Instruction
Only the lines from the one with "The picture is" through the one with "const yTicks = [0.0, 0.2, 0.4, 0.6, 0.8, 1.0, 1.2];" are to be restated, word for word, with both of them included.

◇ ◇ ◇ ◇ ◇

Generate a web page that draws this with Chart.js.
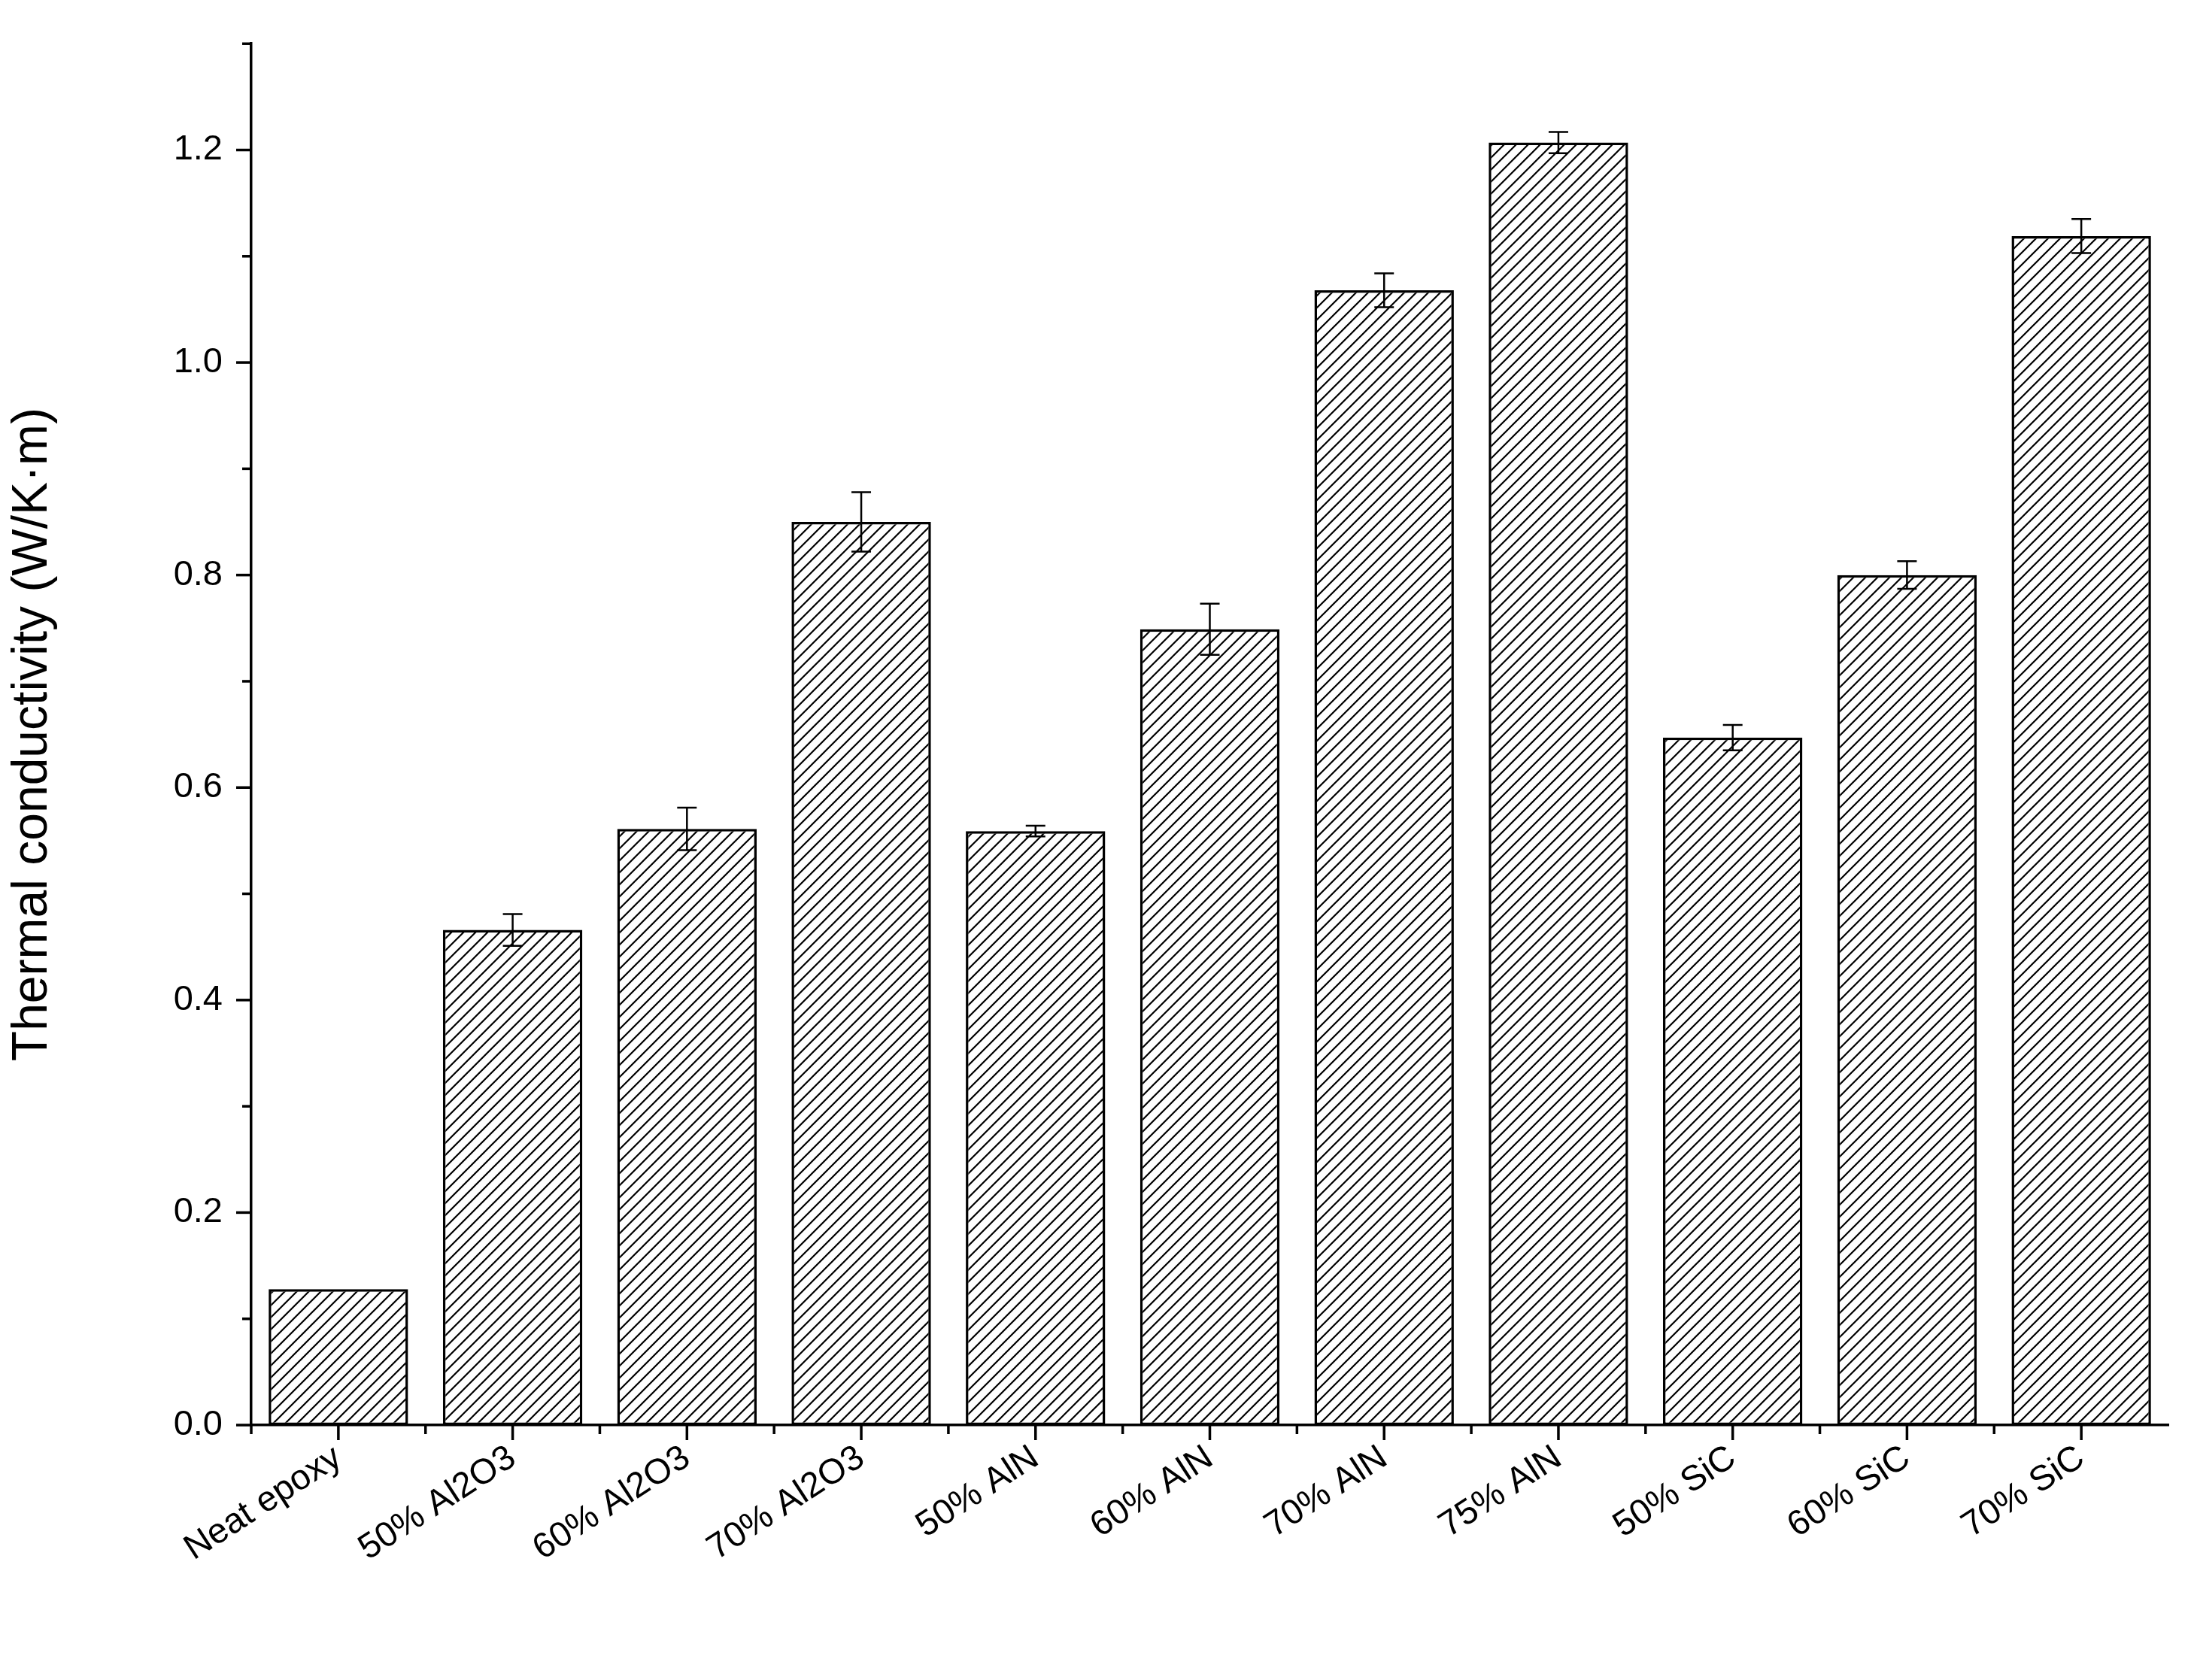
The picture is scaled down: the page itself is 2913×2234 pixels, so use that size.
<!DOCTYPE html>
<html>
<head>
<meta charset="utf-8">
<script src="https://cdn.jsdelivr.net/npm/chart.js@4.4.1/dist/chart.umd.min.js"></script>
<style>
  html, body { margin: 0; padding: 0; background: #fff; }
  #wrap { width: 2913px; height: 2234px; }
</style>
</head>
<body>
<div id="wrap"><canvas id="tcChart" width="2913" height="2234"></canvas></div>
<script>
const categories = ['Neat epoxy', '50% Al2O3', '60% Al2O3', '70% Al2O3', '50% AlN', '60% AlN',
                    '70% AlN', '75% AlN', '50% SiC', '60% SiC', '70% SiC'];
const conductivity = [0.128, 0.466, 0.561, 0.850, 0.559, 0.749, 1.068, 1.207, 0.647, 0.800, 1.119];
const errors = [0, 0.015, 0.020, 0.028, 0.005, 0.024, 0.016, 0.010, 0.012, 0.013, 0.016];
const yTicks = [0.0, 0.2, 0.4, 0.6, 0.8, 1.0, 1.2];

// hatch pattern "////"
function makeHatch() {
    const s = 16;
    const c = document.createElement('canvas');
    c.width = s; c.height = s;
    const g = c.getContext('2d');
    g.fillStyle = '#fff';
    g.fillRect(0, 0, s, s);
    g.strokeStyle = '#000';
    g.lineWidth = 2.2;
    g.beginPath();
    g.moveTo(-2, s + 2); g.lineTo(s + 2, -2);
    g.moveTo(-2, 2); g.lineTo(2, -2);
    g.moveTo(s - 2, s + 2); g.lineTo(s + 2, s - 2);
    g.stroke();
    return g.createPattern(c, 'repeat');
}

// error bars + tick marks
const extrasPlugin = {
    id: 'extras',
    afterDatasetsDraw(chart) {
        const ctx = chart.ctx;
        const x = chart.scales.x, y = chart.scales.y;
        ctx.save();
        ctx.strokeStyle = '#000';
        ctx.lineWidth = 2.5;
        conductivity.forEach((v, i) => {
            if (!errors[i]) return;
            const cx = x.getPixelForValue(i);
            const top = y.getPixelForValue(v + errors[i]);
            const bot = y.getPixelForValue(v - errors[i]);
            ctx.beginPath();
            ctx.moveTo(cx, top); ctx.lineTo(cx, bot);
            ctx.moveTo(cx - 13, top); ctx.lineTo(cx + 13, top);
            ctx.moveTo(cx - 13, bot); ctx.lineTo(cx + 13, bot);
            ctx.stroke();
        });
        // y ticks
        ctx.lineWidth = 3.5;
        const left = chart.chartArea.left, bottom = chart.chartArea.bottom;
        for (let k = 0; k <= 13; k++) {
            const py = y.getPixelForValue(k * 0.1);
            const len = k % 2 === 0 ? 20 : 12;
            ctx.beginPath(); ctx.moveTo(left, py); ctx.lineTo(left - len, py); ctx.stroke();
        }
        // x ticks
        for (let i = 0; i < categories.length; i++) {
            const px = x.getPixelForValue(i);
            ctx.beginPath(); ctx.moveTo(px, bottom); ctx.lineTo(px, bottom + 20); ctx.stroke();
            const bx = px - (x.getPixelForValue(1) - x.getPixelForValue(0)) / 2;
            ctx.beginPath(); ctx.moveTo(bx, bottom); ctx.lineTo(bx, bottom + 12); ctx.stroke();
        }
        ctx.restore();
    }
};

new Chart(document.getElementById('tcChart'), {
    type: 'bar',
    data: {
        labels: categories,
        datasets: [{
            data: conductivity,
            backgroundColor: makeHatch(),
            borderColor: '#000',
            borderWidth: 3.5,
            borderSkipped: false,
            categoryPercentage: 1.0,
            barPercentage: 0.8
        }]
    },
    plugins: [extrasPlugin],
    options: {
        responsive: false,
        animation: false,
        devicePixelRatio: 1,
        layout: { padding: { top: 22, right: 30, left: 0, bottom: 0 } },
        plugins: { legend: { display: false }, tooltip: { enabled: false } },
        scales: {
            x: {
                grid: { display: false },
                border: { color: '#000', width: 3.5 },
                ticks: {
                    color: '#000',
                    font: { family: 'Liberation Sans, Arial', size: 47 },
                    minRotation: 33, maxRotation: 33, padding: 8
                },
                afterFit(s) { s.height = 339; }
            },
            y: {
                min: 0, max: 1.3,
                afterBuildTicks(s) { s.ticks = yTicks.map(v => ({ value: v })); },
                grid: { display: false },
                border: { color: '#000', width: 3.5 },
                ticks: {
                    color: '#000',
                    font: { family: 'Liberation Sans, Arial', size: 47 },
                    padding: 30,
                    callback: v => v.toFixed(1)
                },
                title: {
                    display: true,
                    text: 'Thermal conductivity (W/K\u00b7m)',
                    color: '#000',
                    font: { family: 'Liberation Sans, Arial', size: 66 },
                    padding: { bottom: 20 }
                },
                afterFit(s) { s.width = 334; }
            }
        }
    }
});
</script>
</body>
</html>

◇ ◇ ◇ ◇ ◇

Answer for this exercise
The picture is scaled down: the page itself is 2913×2234 pixels, so use that size.
<!DOCTYPE html>
<html>
<head>
<meta charset="utf-8">
<script src="https://cdn.jsdelivr.net/npm/chart.js@4.4.1/dist/chart.umd.min.js"></script>
<style>
  html, body { margin: 0; padding: 0; background: #fff; }
  #wrap { width: 2913px; height: 2234px; }
</style>
</head>
<body>
<div id="wrap"><canvas id="tcChart" width="2913" height="2234"></canvas></div>
<script>
const categories = ['Neat epoxy', '50% Al2O3', '60% Al2O3', '70% Al2O3', '50% AlN', '60% AlN',
                    '70% AlN', '75% AlN', '50% SiC', '60% SiC', '70% SiC'];
const conductivity = [0.128, 0.466, 0.561, 0.850, 0.559, 0.749, 1.068, 1.207, 0.647, 0.800, 1.119];
const errors = [0, 0.015, 0.020, 0.028, 0.005, 0.024, 0.016, 0.010, 0.012, 0.013, 0.016];
const yTicks = [0.0, 0.2, 0.4, 0.6, 0.8, 1.0, 1.2];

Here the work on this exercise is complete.